绝对的真实或许并不存在,历史本身就是一个"罗生门"式的记忆陷阱,我们只能尽可能地寻找材料并运用材料,尽可能地考证、斟酌、比较而已。
我更为看重的是对历史"在场感"的探索,我希望唤醒我们时代对历史的感官体验,从视觉、嗅觉、听觉乃至情感、心境上,重回历史现场。台湾"中央研究院"的李孝悌先生在《士大夫的逸乐:王士祯在扬州》中曾如是描述历史叙事面临的问题:"我们看到的常常是一个严肃森然或冰冷乏味的上层文化。缺少了城市、园林、山水,缺少了狂乱的宗教想象和诗酒流连,我们对明清士大夫文化的建构,势必丧失了原有的血脉精髓和声音色彩。"这种"血脉精髓和声音色彩"的缺失,在晚清民国的历史叙事中,同样有待复活。我希望这本书可以做出这样的尝试,在严肃的学术研究和散漫的"话说"体之外,走这一条新路。
在从前的阅读中,我曾经从刘易斯·芒福德、简·雅各布斯、凯文·林奇对城市史的探讨中获得过启示,也从列文森、史景迁、黄仁宇和孔飞力的叙事中找到过精神的共鸣。在这本书里,我也尝试重新发现一些各地的文史资料中潜藏的素材,希望把这些零碎杂乱的线索串联起来,从细处摸索大历史的地矿脉络。
周作人在阅读梁启超的《饮冰自由书》和《中国魂》后,接连在日记中写下"美不胜收"四个字。8在梁启超的时代,思想与历史之中仍蕴涵着美,它们超越了技术层面的编年史序列,也迥异于乏味的理论堆砌,它们令人感动,让人向往。我希望唤醒历史写作之中沉睡的美--无论是敲碎时代坚硬的果壳还是用徒劳的祭文为往事招魂,无论是发现真理还是再现传奇,是在希望中重述,抑或在绝望中反思,是从残缺中感知故去的美好,或者在迷障中触摸真相的力量。

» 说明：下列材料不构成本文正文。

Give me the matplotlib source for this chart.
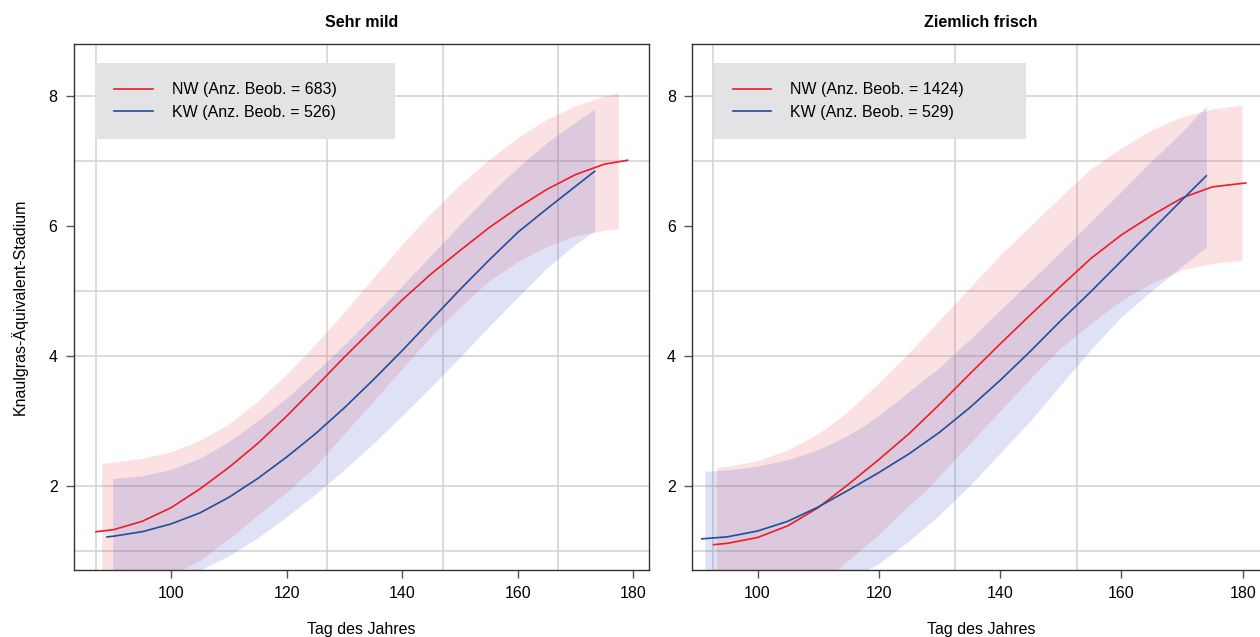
import matplotlib
matplotlib.use("Agg")
import matplotlib.pyplot as plt

plt.rcParams['font.family'] = ['Liberation Sans Narrow', 'Liberation Sans', 'DejaVu Sans']

# ---- Sehr mild ----
mild_nw_day = [87, 90, 95, 100, 105, 110, 115, 120, 125, 130, 135, 140, 145, 150, 155, 160, 165, 170, 175, 179]
mild_nw_val = [1.29, 1.32, 1.45, 1.66, 1.95, 2.28, 2.65, 3.07, 3.52, 3.98, 4.42, 4.86, 5.26, 5.62, 5.97, 6.28, 6.56, 6.79, 6.95, 7.01]
mild_nw_band_day = [88, 90, 95, 100, 105, 110, 115, 120, 125, 130, 135, 140, 145, 150, 155, 160, 165, 170, 175, 177.4]
mild_nw_upper = [2.34, 2.36, 2.42, 2.52, 2.70, 2.95, 3.30, 3.72, 4.18, 4.68, 5.20, 5.72, 6.20, 6.64, 7.02, 7.36, 7.64, 7.85, 8.00, 8.05]
mild_nw_lower = [0.26, 0.32, 0.45, 0.62, 0.85, 1.18, 1.55, 1.90, 2.30, 2.80, 3.30, 3.80, 4.30, 4.75, 5.15, 5.45, 5.68, 5.85, 5.93, 5.96]

mild_kw_day = [88.9, 90, 95, 100, 105, 110, 115, 120, 125, 130, 135, 140, 145, 150, 155, 160, 165, 170, 173.3]
mild_kw_val = [1.21, 1.22, 1.29, 1.41, 1.58, 1.82, 2.11, 2.44, 2.80, 3.20, 3.63, 4.08, 4.55, 5.02, 5.47, 5.90, 6.26, 6.61, 6.84]
mild_kw_band_day = [89.9, 95, 100, 105, 110, 115, 120, 125, 130, 135, 140, 145, 150, 155, 160, 165, 170, 173.3]
mild_kw_upper = [2.11, 2.15, 2.25, 2.42, 2.68, 3.00, 3.35, 3.75, 4.17, 4.62, 5.08, 5.55, 6.02, 6.48, 6.90, 7.28, 7.60, 7.80]
mild_kw_lower = [0.30, 0.40, 0.50, 0.70, 0.92, 1.20, 1.52, 1.87, 2.25, 2.65, 3.08, 3.52, 3.98, 4.45, 4.90, 5.35, 5.72, 5.92]

# ---- Ziemlich frisch ----
frisch_nw_day = [92.75, 95, 100, 105, 110, 115, 120, 125, 130, 135, 140, 145, 150, 155, 160, 165, 170, 175, 180.5]
frisch_nw_val = [1.09, 1.11, 1.20, 1.38, 1.66, 2.02, 2.40, 2.80, 3.25, 3.72, 4.18, 4.63, 5.07, 5.50, 5.86, 6.16, 6.43, 6.60, 6.66]
frisch_nw_band_day = [93.2, 95, 100, 105, 110, 113, 115, 120, 125, 128.3, 130, 135, 140, 145, 150, 155, 160, 165, 170, 175, 179.9]
frisch_nw_upper = [2.28, 2.30, 2.38, 2.55, 2.80, 3.00, 3.15, 3.58, 4.05, 4.38, 4.55, 5.05, 5.55, 6.00, 6.45, 6.88, 7.20, 7.48, 7.68, 7.80, 7.86]
frisch_nw_lower = [-0.30, -0.25, -0.05, 0.20, 0.50, 0.70, 0.85, 1.25, 1.70, 1.97, 2.15, 2.65, 3.15, 3.65, 4.12, 4.50, 4.85, 5.12, 5.32, 5.42, 5.47]

frisch_kw_day = [90.8, 95, 100, 105, 110, 115, 120, 125, 130, 135, 140, 145, 150, 155, 160, 165, 170, 174]
frisch_kw_val = [1.18, 1.21, 1.30, 1.45, 1.67, 1.93, 2.20, 2.49, 2.82, 3.20, 3.62, 4.07, 4.54, 4.99, 5.46, 5.93, 6.40, 6.77]
frisch_kw_band_day = [91.3, 95, 100, 105, 110, 115, 118, 120, 125, 130, 135, 140, 145, 150, 155, 160, 165, 170, 174]
frisch_kw_upper = [2.22, 2.24, 2.30, 2.40, 2.55, 2.78, 2.95, 3.08, 3.45, 3.82, 4.25, 4.70, 5.15, 5.60, 6.07, 6.53, 7.00, 7.45, 7.85]
frisch_kw_lower = [0.00, 0.08, 0.20, 0.32, 0.45, 0.60, 0.70, 0.80, 1.15, 1.55, 2.00, 2.50, 3.00, 3.55, 4.10, 4.60, 5.00, 5.38, 5.67]

titles = ["Sehr mild", "Ziemlich frisch"]
n_nw = [683, 1424]
n_kw = [526, 529]
xlims = [(83.1, 182.7), (89.2, 184.5)]
vgrid = [[87, 127, 147, 167], [92.6, 132.6, 152.6]]
hgrid = [1, 2, 4, 5, 7, 8]

RED = '#ee1c25'
BLUE = '#1f4e9c'

fig = plt.figure(figsize=(12.6, 6.37), dpi=100)
W, H = 1260, 637
boxes = [(73.5, 649), (692, 1270)]
top, bottom = 44, 570

panels = [
    (mild_nw_day, mild_nw_val, mild_nw_band_day, mild_nw_upper, mild_nw_lower,
     mild_kw_day, mild_kw_val, mild_kw_band_day, mild_kw_upper, mild_kw_lower),
    (frisch_nw_day, frisch_nw_val, frisch_nw_band_day, frisch_nw_upper, frisch_nw_lower,
     frisch_kw_day, frisch_kw_val, frisch_kw_band_day, frisch_kw_upper, frisch_kw_lower),
]

for i, p in enumerate(panels):
    x0, x1 = boxes[i]
    ax = fig.add_axes([x0 / W, 1 - bottom / H, (x1 - x0) / W, (bottom - top) / H])
    nwd, nwv, nwbd, nwu, nwl, kwd, kwv, kwbd, kwu, kwl = p

    for g in hgrid:
        ax.axhline(g, color='#d2d2d2', lw=1.1, zorder=0)
    for g in vgrid[i]:
        ax.axvline(g, color='#d2d2d2', lw=1.1, zorder=0)

    ax.fill_between(nwbd, nwl, nwu, color=RED, alpha=0.13, lw=0, zorder=1)
    ax.fill_between(kwbd, kwl, kwu, color='#3c50c8', alpha=0.16, lw=0, zorder=1)
    ax.plot(nwd, nwv, color=RED, lw=1.2, zorder=3,
            label="NW (Anz. Beob. = %d)" % n_nw[i])
    ax.plot(kwd, kwv, color=BLUE, lw=1.2, zorder=3,
            label="KW (Anz. Beob. = %d)" % n_kw[i])

    ax.set_xlim(*xlims[i])
    ax.set_ylim(0.70, 8.80)
    ax.set_xticks([100, 120, 140, 160, 180])
    ax.set_yticks([2, 4, 6, 8])
    ax.tick_params(direction='out', length=5.5, width=1, color='#555555',
                   labelsize=11.5, pad=6)
    for s in ax.spines.values():
        s.set_color('#333333')
        s.set_linewidth(1)

    ax.set_title(titles[i], fontsize=11.5, fontweight='bold', pad=12)
    ax.set_xlabel("Tag des Jahres", fontsize=11.5, labelpad=15)
    if i == 0:
        ax.set_ylabel("Knaulgras-Äquivalent-Stadium", fontsize=11.5, labelpad=15)

    axw = x1 - x0
    leg = ax.legend(loc='upper left',
                    bbox_to_anchor=(21.5 / axw, 0.964, (300 if i == 0 else 312) / axw, 0.0),
                    mode='expand', fontsize=11.5, frameon=True, fancybox=False,
                    borderpad=1.2, labelspacing=0.5, handlelength=2.4,
                    handletextpad=1.2, borderaxespad=0)
    fr = leg.get_frame()
    fr.set_facecolor('#e3e3e5')
    fr.set_edgecolor('none')
    fr.set_alpha(1)
    leg.set_zorder(5)

fig.savefig("out.png", dpi=100)
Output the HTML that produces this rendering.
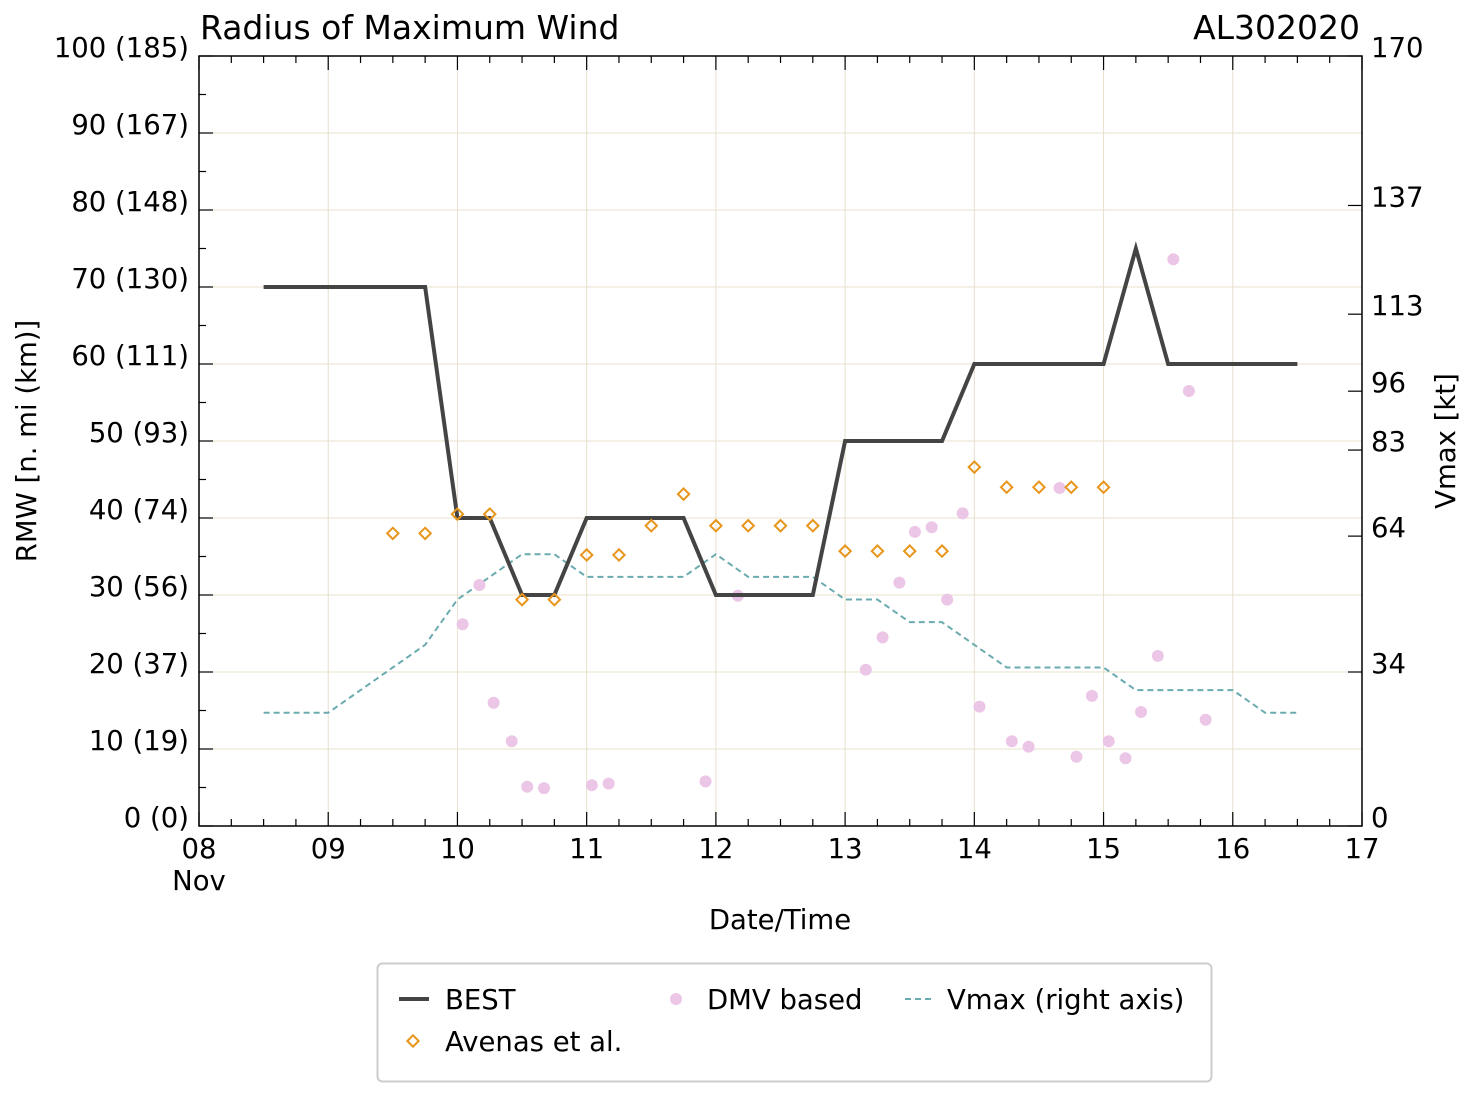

这是我书写的直接目的,我或许永远都无法抵达,却一直在试图靠近。
我想,现在我也可以回答许知远的质疑。
这本书确实以历史为重心,但从未回避现实,所有的历史叙事正是建立在反思现实的基础之上。克罗齐说:"一切历史都是当代史",我也不过是借古人的酒杯,浇胸中块垒。
陈寅恪晚年作诗多用曲笔,用曲笔不是因为恐惧,更不是炫技,而是他希望这些文字可以曲折地活下去。因为只有活下去,它们才会在某一天被翻开,才会唤起一些记忆,震醒一些灵魂。
这是我对《城殇》的期望。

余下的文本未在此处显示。